KELSEY BILSBACK, Michael Cheeseman, Bonne Ford, Jack Kodros, Xiaoying Li, Emily Ramnarine, Ellison Carter, Jeffrey R. Pierce, Colorado State University

     Abstract Number: 604
     Working Group: Urban Aerosols

Abstract
Particle-phase air pollution is a leading risk factor for premature death globally and impacts climate by scattering or absorbing radiation and changing cloud properties. In the Beijing-Tianjin-Hebei (BTH) region of China, where there are severe air quality problems, the government is implementing a ban on household use of coal for space heating, coupled with a subsidy for electric- or gas-powered heat pumps. We used the GEOS-Chem-TOMAS model, at 0.25°x0.3125° resolution to evaluate the potential impacts of this policy on air quality, mortality, and climate. We quantified the impacts of two different scenarios: (1) a complete heating transition in the Beijing province only and (2) a complete heating transition in all the BTH provinces. We estimate that 2,200 (interquartile range = 1,500-3,000) premature deaths will be avoided annually in the Beijing-transition case and 16,600 (11,100-23,200) in the BTH-transition case.
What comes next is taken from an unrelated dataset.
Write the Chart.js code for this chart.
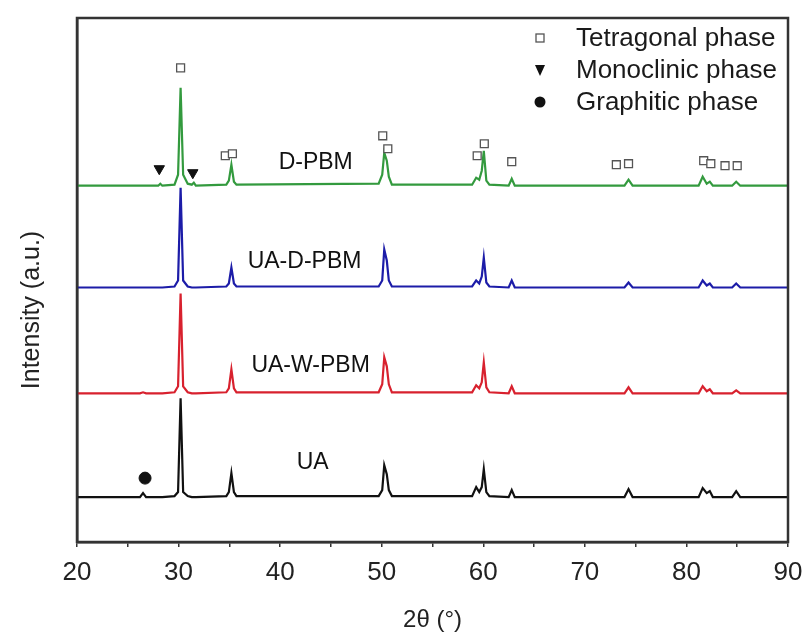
<!DOCTYPE html>
<html>
<head>
<meta charset="utf-8">
<script src="https://cdn.jsdelivr.net/npm/chart.js@4.4.1/dist/chart.umd.min.js"></script>
<style>
  html, body { margin: 0; padding: 0; background: #fff; }
  #wrap { width: 808px; height: 639px; }
</style>
</head>
<body>
<div id="wrap"><canvas id="c" width="808" height="639"></canvas></div>
<script>
// 2θ positions (degrees) at which the traces were read
const angles = [20, 26.2, 26.5, 26.8, 28.0, 28.2, 28.4, 29.6, 29.95, 30.2, 30.45, 30.9, 31.3, 31.5, 31.7,
  34.7, 34.95, 35.2, 35.45, 35.7, 49.7, 50.05, 50.25, 50.5, 50.7, 51.0, 58.9, 59.3, 59.6, 59.85, 60.05,
  60.3, 60.6, 62.5, 62.8, 63.1, 73.9, 74.3, 74.7, 81.2, 81.6, 82.0, 82.3, 82.6, 84.5, 84.9, 85.3, 90];

// Intensities (a.u., stacked as drawn)
const dPBM = [357, 357, 357, 357, 357, 359, 357, 358, 368, 455, 368, 359, 358, 360, 357,
  358, 362, 378, 361, 358, 359, 368, 390, 382, 366, 358, 358, 365, 363, 372, 392,
  362, 358, 357, 364, 357, 357, 363, 357, 357, 366, 359, 361, 357, 357, 361, 357, 357];
const uaDPBM = [255, 255, 255, 255, 255, 255, 255, 256, 262, 355, 262, 256, 255, 255, 255,
  256, 259, 275, 259, 256, 256, 262, 293, 282, 262, 256, 256, 262, 259, 266, 285,
  260, 256, 255, 262, 255, 255, 260, 255, 255, 262, 257, 259, 255, 255, 259, 255, 255];
const uaWPBM = [149, 149, 150, 149, 149, 149, 149, 150, 156, 249, 156, 150, 149, 149, 149,
  150, 154, 173, 154, 150, 150, 158, 185, 176, 158, 150, 150, 157, 154, 160, 180,
  155, 150, 149, 156, 149, 149, 155, 149, 149, 156, 151, 153, 149, 149, 152, 149, 149];
const uaOnly = [45, 45, 49, 45, 45, 45, 45, 46, 50, 144, 50, 46, 45, 45, 45,
  46, 50, 69, 50, 46, 46, 52, 77, 68, 52, 46, 46, 55, 50, 55, 73,
  50, 46, 45, 52, 45, 45, 53, 45, 45, 54, 49, 51, 45, 45, 51, 45, 45];

// Phase markers
const tetraX = [30.2, 34.6, 35.3, 50.1, 50.6, 59.4, 60.1, 62.8, 73.1, 74.3, 81.7, 82.4, 83.8, 85.0];
const tetraY = [475, 387, 389, 407, 394, 387, 399, 381, 378, 379, 382, 379, 377, 377];
const monoX = [28.1, 31.4];
const monoY = [374, 370];
const graphX = [26.7];
const graphY = [64];

// Sample names and their anchors
const sampleNames = ['D-PBM', 'UA-D-PBM', 'UA-W-PBM', 'UA'];
const nameX = [43.5, 42.4, 43.0, 43.2];
const nameY = [380, 281, 177, 79];

const legendNames = ['Tetragonal phase', 'Monoclinic phase', 'Graphitic phase'];
const yTitle = 'Intensity (a.u.)';
const xTickStep = 5;

const pts = (xs, ys) => xs.map((x, i) => ({ x: x, y: ys[i] }));
const FONT = '"Liberation Sans", Arial, Helvetica, sans-serif';

function drawMarker(ctx, kind, x, y) {
  ctx.save();
  if (kind === 0) {
    ctx.fillStyle = '#fff'; ctx.strokeStyle = '#555'; ctx.lineWidth = 1.3;
    ctx.fillRect(x - 4, y - 4, 8, 8); ctx.strokeRect(x - 4, y - 4, 8, 8);
  } else if (kind === 1) {
    ctx.fillStyle = '#111';
    ctx.beginPath(); ctx.moveTo(x - 5, y - 5); ctx.lineTo(x + 5, y - 5); ctx.lineTo(x, y + 6); ctx.closePath(); ctx.fill();
  } else {
    ctx.fillStyle = '#111';
    ctx.beginPath(); ctx.arc(x, y, 5.5, 0, Math.PI * 2); ctx.fill();
  }
  ctx.restore();
}

const decor = {
  id: 'decor',
  afterDatasetsDraw(chart) {
    const { ctx, chartArea: a, scales } = chart;
    ctx.save();
    // frame
    ctx.strokeStyle = '#333'; ctx.lineWidth = 2.5;
    ctx.strokeRect(a.left, a.top, a.right - a.left, a.bottom - a.top);
    // sample names
    ctx.fillStyle = '#111';
    ctx.font = '23px ' + FONT;
    ctx.textAlign = 'center'; ctx.textBaseline = 'middle';
    sampleNames.forEach((n, i) => {
      ctx.fillText(n, scales.x.getPixelForValue(nameX[i]), scales.y.getPixelForValue(nameY[i]));
    });
    // legend
    ctx.font = '26px ' + FONT;
    ctx.textAlign = 'left';
    ctx.fillStyle = '#1a1a1a';
    const ly = [38, 70, 102];
    legendNames.forEach((n, i) => {
      drawMarker(ctx, i, 540, ly[i]);
      ctx.fillText(n, 576, ly[i] + 1);
    });
    // y axis title
    ctx.save();
    ctx.translate(32, 310);
    ctx.rotate(-Math.PI / 2);
    ctx.textAlign = 'center'; ctx.textBaseline = 'middle';
    ctx.font = '25px ' + FONT;
    ctx.fillStyle = '#222';
    ctx.fillText(yTitle, 0, 0);
    ctx.restore();
    ctx.restore();
  }
};

new Chart(document.getElementById('c'), {
  type: 'line',
  data: {
    datasets: [
      { label: 'Tetragonal phase', data: pts(tetraX, tetraY), showLine: false, pointStyle: 'rect', pointRadius: 5.6,
        pointBackgroundColor: '#fff', pointBorderColor: '#555', pointBorderWidth: 1.3 },
      { label: 'Monoclinic phase', data: pts(monoX, monoY), showLine: false, pointStyle: 'triangle', pointRotation: 180,
        pointRadius: 6, pointBackgroundColor: '#111', pointBorderColor: '#111', pointBorderWidth: 1 },
      { label: 'Graphitic phase', data: pts(graphX, graphY), showLine: false, pointStyle: 'circle', pointRadius: 6,
        pointBackgroundColor: '#111', pointBorderColor: '#111' },
      { label: 'D-PBM', data: pts(angles, dPBM), borderColor: '#339a3e', borderWidth: 2.2, pointRadius: 0, tension: 0 },
      { label: 'UA-D-PBM', data: pts(angles, uaDPBM), borderColor: '#1c1ca8', borderWidth: 2.2, pointRadius: 0, tension: 0 },
      { label: 'UA-W-PBM', data: pts(angles, uaWPBM), borderColor: '#d8212e', borderWidth: 2.2, pointRadius: 0, tension: 0 },
      { label: 'UA', data: pts(angles, uaOnly), borderColor: '#111', borderWidth: 2.2, pointRadius: 0, tension: 0 }
    ]
  },
  options: {
    responsive: false,
    animation: false,
    devicePixelRatio: 1,
    layout: { padding: { top: 18, right: 20, left: 0, bottom: 0 } },
    plugins: { legend: { display: false }, tooltip: { enabled: false } },
    scales: {
      x: {
        type: 'linear', min: 20, max: 90,
        afterFit(s) { s.height = 97; s.paddingLeft = 0; s.paddingRight = 0; },
        border: { display: true, color: '#333', width: 2.5 },
        grid: { display: true, drawOnChartArea: false, drawTicks: true, tickLength: 5, color: '#333', lineWidth: 1.5 },
        ticks: { stepSize: xTickStep, autoSkip: false, maxRotation: 0, padding: 10, color: '#222',
          font: { family: FONT, size: 26 },
          callback: v => (v % 10 === 0 ? String(v) : '') },
        title: { display: true, text: '2θ (°)', color: '#222', font: { family: FONT, size: 24 }, padding: { top: 0, bottom: 4 } }
      },
      y: {
        min: 0, max: 525,
        afterFit(s) { s.width = 77; },
        border: { display: true, color: '#333', width: 2.5 },
        grid: { display: false, drawTicks: false },
        ticks: { display: false },
        title: { display: false }
      }
    }
  },
  plugins: [decor]
});
</script>
</body>
</html>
However, these numbers represent a small fraction of the total annual premature deaths associated with air pollution across China (approximately one million), because the average PM2.5 levels remain high even after residential coal combustion is removed as a source (and PM2.5 levels are unaffected in other regions in China). We also estimated a positive direct radiative effect (DRE), with both an external and internal mixing assumption, and a positive cloud-albedo indirect effect (AIE) in the Beijing-transition case (maximum value in any gridbox for external DRE: +0.18 W/m2; internal DRE: +0.15 W/m2; AIE: +0.07 W/m2) and the BTH-transition case (max external DRE = +1.16 W/m2; internal DRE: +1.00 W/m2; AIE: +0.25 W/m2). However, the warming tendency from both the DRE and AIE were small and only affect winter heating months.